Fall is my favorite time of the year.
Maybe it’s because I no longer have to wear a swimsuit. Or maybe it’s all of the pumpkin spice goodies and apple desserts that come with the cooler, crisp air. Maybe it’s the wonderfully creepy decor, or the memories of building my house nearly eight years ago….good times.
As much as I enjoy all of the festivities, there’s a hole in my heart this fall.

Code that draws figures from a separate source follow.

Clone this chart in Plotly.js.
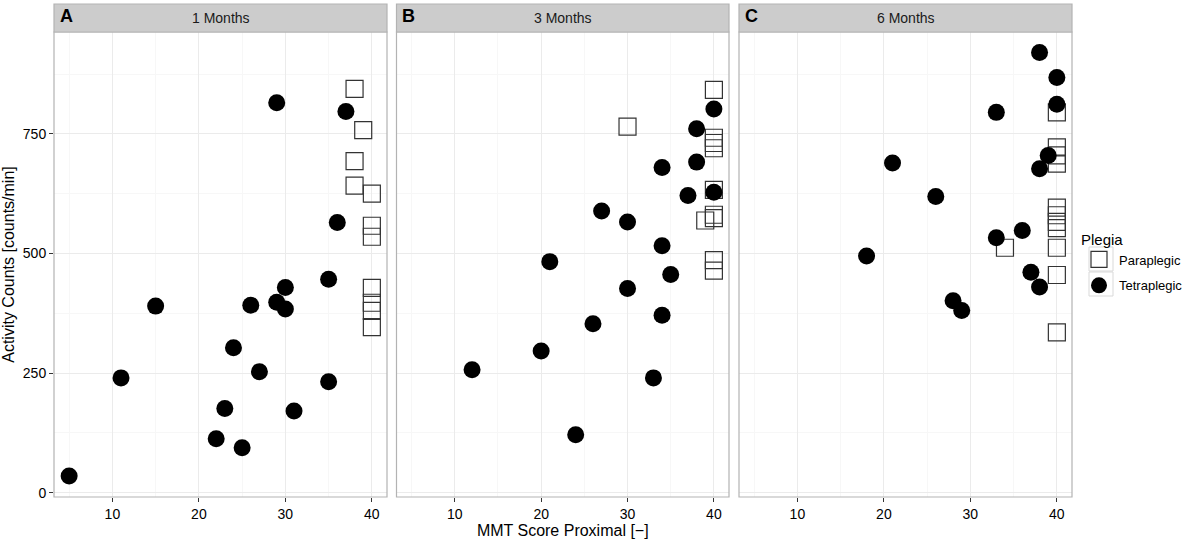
<!DOCTYPE html>
<html>
<head>
<meta charset="utf-8">
<script src="https://cdn.plot.ly/plotly-3.0.1.min.js"></script>
<style>
  body { margin: 0; background: #fff; }
  #chart { width: 1192px; height: 543px; }
</style>
</head>
<body>
<div id="chart"></div>
<script>
// facet labels
var panels = ['1 Months', '3 Months', '6 Months'];
var letters = ['A', 'B', 'C'];

// 1 month
var paraX1 = [38, 39, 38, 38, 40, 40, 40, 40, 40, 40, 40];
var paraY1 = [844, 758, 693, 642, 625, 558, 535, 428, 397, 380, 346];
var tetraX1 = [5, 11, 15, 22, 23, 24, 25, 26, 27, 29, 30, 30, 31, 35, 35, 36, 29, 37];
var tetraY1 = [35, 240, 390, 113, 176, 303, 94, 392, 253, 398, 429, 384, 171, 446, 232, 565, 815, 797];

// 3 months
var paraX3 = [40, 30, 40, 40, 40, 40, 40, 40, 39, 40, 40];
var paraY3 = [842, 765, 742, 731, 720, 633, 581, 574, 569, 486, 464];
var tetraX3 = [40, 38, 38, 34, 37, 40, 27, 30, 34, 21, 35, 30, 34, 26, 20, 12, 33, 24];
var tetraY3 = [802, 761, 691, 680, 621, 628, 589, 566, 516, 483, 456, 427, 371, 353, 296, 257, 240, 121];

// 6 months
var paraX6 = [40, 40, 40, 40, 40, 40, 40, 40, 40, 34, 40, 40];
var paraY6 = [795, 722, 705, 688, 596, 580, 566, 553, 512, 512, 455, 335];
var tetraX6 = [38, 40, 40, 33, 21, 39, 38, 26, 36, 33, 18, 37, 38, 28, 29];
var tetraY6 = [920, 868, 812, 795, 689, 705, 677, 619, 548, 533, 495, 461, 430, 401, 381];

var xTicks = [10, 20, 30, 40];
var yTicks = [0, 250, 500, 750];

var paraX = [paraX1, paraX3, paraX6];
var paraY = [paraY1, paraY3, paraY6];
var tetraX = [tetraX1, tetraX3, tetraX6];
var tetraY = [tetraY1, tetraY3, tetraY6];

var W = 1192, H = 543;
var mar = {l: 54, r: 120, t: 4, b: 46};
var plotW = W - mar.l - mar.r;
var plotH = H - mar.t - mar.b;
function px2x(px) { return (px - mar.l) / plotW; }
function py2y(py) { return (H - mar.b - py) / plotH; }

var domains = [[px2x(54), px2x(387)], [px2x(396.5), px2x(729)], [px2x(739), px2x(1072)]];
var stripBottom = py2y(32);

var data = [];
var shapes = [];
var annotations = [];
var layout = {
  width: W, height: H,
  margin: mar,
  paper_bgcolor: '#fff',
  plot_bgcolor: '#fff',
  font: {family: 'Liberation Sans, Arial, sans-serif', color: '#000', size: 13},
  showlegend: true,
  legend: {
    x: px2x(1079), y: py2y(225), xanchor: 'left', yanchor: 'top',
    title: {text: 'Plegia', font: {size: 15}},
    font: {size: 13},
    tracegroupgap: 6,
    itemwidth: 30,
    bgcolor: 'rgba(0,0,0,0)'
  },
  yaxis: {
    domain: [0, stripBottom],
    range: [-9, 963],
    tickvals: yTicks,
    ticks: 'outside', ticklen: 4, tickcolor: '#333', tickwidth: 1,
    tickfont: {size: 14, color: '#000'},
    showgrid: true, gridcolor: '#ebebeb', gridwidth: 1,
    minor: {dtick: 125, tick0: 125, showgrid: true, gridcolor: '#f7f7f7', ticks: ''},
    zeroline: false, showline: false,
    anchor: 'x',
    title: {text: 'Activity Counts [counts/min]', font: {size: 16}, standoff: 6}
  }
};

for (var i = 0; i < 3; i++) {
  var xa = i === 0 ? 'x' : 'x' + (i + 1);
  var xkey = i === 0 ? 'xaxis' : 'xaxis' + (i + 1);

  data.push({
    x: paraX[i], y: paraY[i], xaxis: xa, yaxis: 'y',
    type: 'scatter', mode: 'markers', name: 'Paraplegic',
    legendgroup: 'para', showlegend: i === 0,
    marker: {symbol: 'square-open', size: 17, color: '#333', line: {width: 1.2, color: '#333'}}
  });
  data.push({
    x: tetraX[i], y: tetraY[i], xaxis: xa, yaxis: 'y',
    type: 'scatter', mode: 'markers', name: 'Tetraplegic',
    legendgroup: 'tetra', showlegend: i === 0,
    marker: {symbol: 'circle', size: 17, color: '#000', line: {width: 0}}
  });

  layout[xkey] = {
    domain: domains[i],
    anchor: 'y',
    range: [3.25, 41.75],
    tickvals: xTicks,
    ticks: 'outside', ticklen: 4, tickcolor: '#333', tickwidth: 1,
    tickfont: {size: 14, color: '#000'},
    showgrid: true, gridcolor: '#ebebeb', gridwidth: 1,
    minor: {dtick: 10, tick0: 5, showgrid: true, gridcolor: '#f7f7f7', ticks: ''},
    zeroline: false, showline: false
  };
  if (i === 1) {
    layout[xkey].title = {text: 'MMT Score Proximal [\u2212]', font: {size: 16}, standoff: 0};
  }

  // panel border
  shapes.push({
    type: 'rect', xref: xa + ' domain', yref: 'paper',
    x0: 0, x1: 1, y0: 0, y1: stripBottom,
    line: {color: '#b3b3b3', width: 1.2}, fillcolor: 'rgba(0,0,0,0)', layer: 'above'
  });
  // strip
  shapes.push({
    type: 'rect', xref: xa + ' domain', yref: 'paper',
    x0: 0, x1: 1, y0: stripBottom, y1: 1,
    line: {color: '#b3b3b3', width: 1.2}, fillcolor: '#cccccc'
  });
  annotations.push({
    text: panels[i], xref: xa + ' domain', yref: 'paper',
    x: 0.5, y: (stripBottom + 1) / 2, xanchor: 'center', yanchor: 'middle',
    showarrow: false, font: {size: 14, color: '#1a1a1a'}
  });
  annotations.push({
    text: '<b>' + letters[i] + '</b>', xref: xa + ' domain', yref: 'paper',
    x: 0.012, y: (stripBottom + 1) / 2 + 0.004, xanchor: 'left', yanchor: 'middle',
    showarrow: false, font: {size: 18, color: '#000'}
  });
}

// legend key boxes
[[247, 271], [272, 296]].forEach(function (b) {
  shapes.push({
    type: 'rect', xref: 'paper', yref: 'paper',
    x0: px2x(1089), x1: px2x(1113), y0: py2y(b[1]), y1: py2y(b[0]),
    line: {color: '#d9d9d9', width: 1}, fillcolor: 'rgba(0,0,0,0)'
  });
});

layout.shapes = shapes;
layout.annotations = annotations;

Plotly.newPlot('chart', data, layout, {displayModeBar: false, staticPlot: true});
</script>
</body>
</html>
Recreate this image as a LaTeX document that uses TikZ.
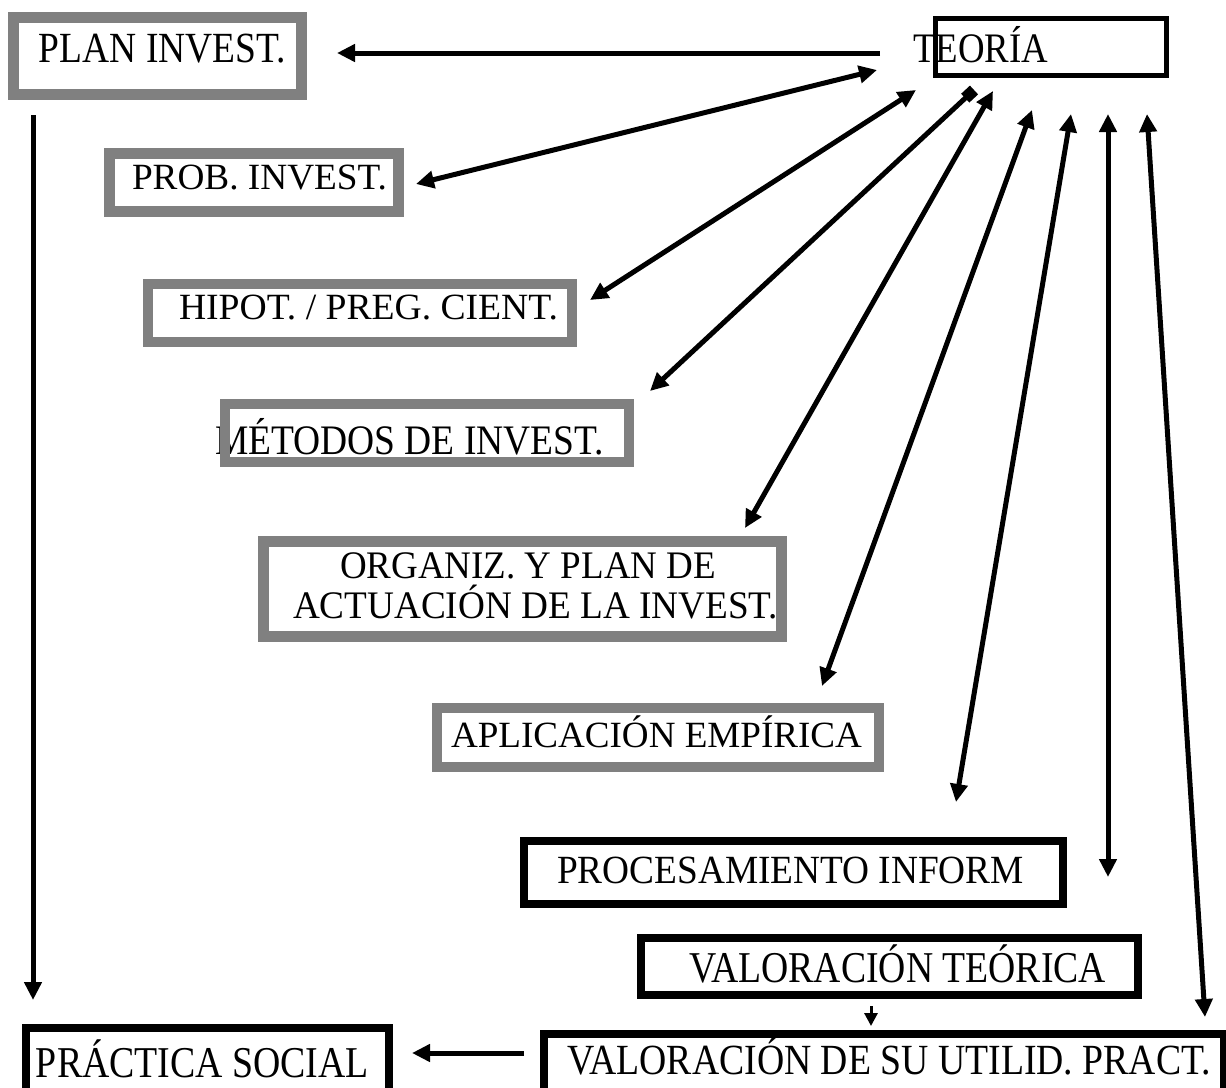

I’m missing my Smokey. This is my first October in seven years without him by my side (or in my face). It’s the first October I haven’t celebrated his birthday/rescue date, and it’s the first October I haven’t dressed him in his (my) favorite witch ensemble. His presence is surely missed ten-fold these past few days. He was the best companion a girl could have.
Smokey
My life changed on October 5, 2011. My mom and I were driving on Berkeley Boulevard when I saw cars swerving around the tiniest black kitten in the middle of the busy highway. I knew that he was going to be hit if I didn’t save him. I yelled for my mother to stop. Instantly, I jumped out of the car into the busy road to rescue him. Bloodied and dirty, he began purring as soon as I picked him up. I remembered reading once that black cats were always the last to be adopted. I couldn’t bear to drop him off at the shelter. I was done. I had to take him home. This baby needed a mama.
He Was All Mine.
I slept with Smokey on my chest on the bathroom floor the first several nights. The only time he wasn’t crying was when he was on my chest. Looking back, I’m sure he had a broken rib. He must have been in horrible pain. From that first night, we bonded and my life was forever changed. I’m convinced he knew my heartbeat and felt a love that he’d never known before. Although I had other cats, I became this boy’s mama. I was completely smitten with this furry little black cat. At only one pound, he was spirited and mighty. For the next seven years, he demanded all of my attention. He broke my expensive things. He chewed my mantle. He violated my trees. He stole the bacon off of my plate when I wasn’t looking. I couldn’t bring myself to stay angry at him for long because he provided hours of constant entertainment. I’d never known unconditional love for anything other than family until Smokey.
Smokey’s Bar
I rescued Smokey in the midst of building our house. As soon as we finished the bonus room bar upstairs, Smokey immediately claimed it for himself. If either of the other two cats tried to enter the bar, he’d chase them all of the way down the stairs. Still, even now, my other cats won’t even think of entering the bar. The bar was appropriately named “Smokey’s Bar.”
Smokey’s Purpose
From the moment I rescued Smokey, I believed that he was my gift from God. He was placed on that road at the right time for me to find him. He brought such joy to my life. His importance became evident when he was with me through the divorce. Smokey was the only constant, unchanging thing in my life. I was so grateful for our little everyday rituals. I’m sure Smokey must have also mourned the loss of Ashton’s presence in the house, but Smokey comforted me. He picked up the slack and became very protective. He watched me as I left for work, and he was always waiting at the door when I arrived home. I will always believe that Smokey was a gift from God to help ease the pain of my divorce. It was if God knew I’d have to go through that horrible time. And if Smokey was placed in my life to help me through my divorce, his death helped Ashton and I to finally make peace with each other. Ashton was there for me when Smokey died. He met me to put Smokey to rest. That was the first time I’d seen Ashton in years. He actually showed up for me. And that was big. Smokey’s life had a greater purpose. Isn’t that what we’d all want in the end? For our lives to have a purpose?
The Loss of Smokey
I can’t bring myself to write about Smokey’s death. There are many times that I can’t even bear to remember him, because the tears flow. This past weekend was one of those times. Seven years with Smokey just wasn’t long enough. I was sure we’d have ten more years together. Although he was a cat, he was my soul mate. We communicated without words. There was nothing but unconditional love both ways. My heart still breaks, and the coming holidays will be hard because his death is still so fresh. Maybe I shouldn’t have loved so deeply, because that makes the pain of loss so much more intense. As cliché’ as it sounds, I’ll always believe that it was better to have loved and lost, than never to have loved at all.
In honor of Smokey, I created a simple Halloween cocktail – the Smokey’s Spirit. He would have definitely been by my side as I concocted this drink. I enjoyed this cocktail in Smokey’s Bar as I looked at his pictures and had a good (ugly) cry. It only seemed an appropriate remembrance for such a remarkable cat.
The Smokey’s Spirit Cocktail
1 ounce whipped vodka
1/2 ounce Grand Marnier
3 ounces lite orange juice
1/4 ounce grenadine
Combine all of the ingredients with ice in a shaker. Shake vigorously. Strain into a martini glass. Enjoy!
Cheers to you, Smokey. You will always be the best cat ever.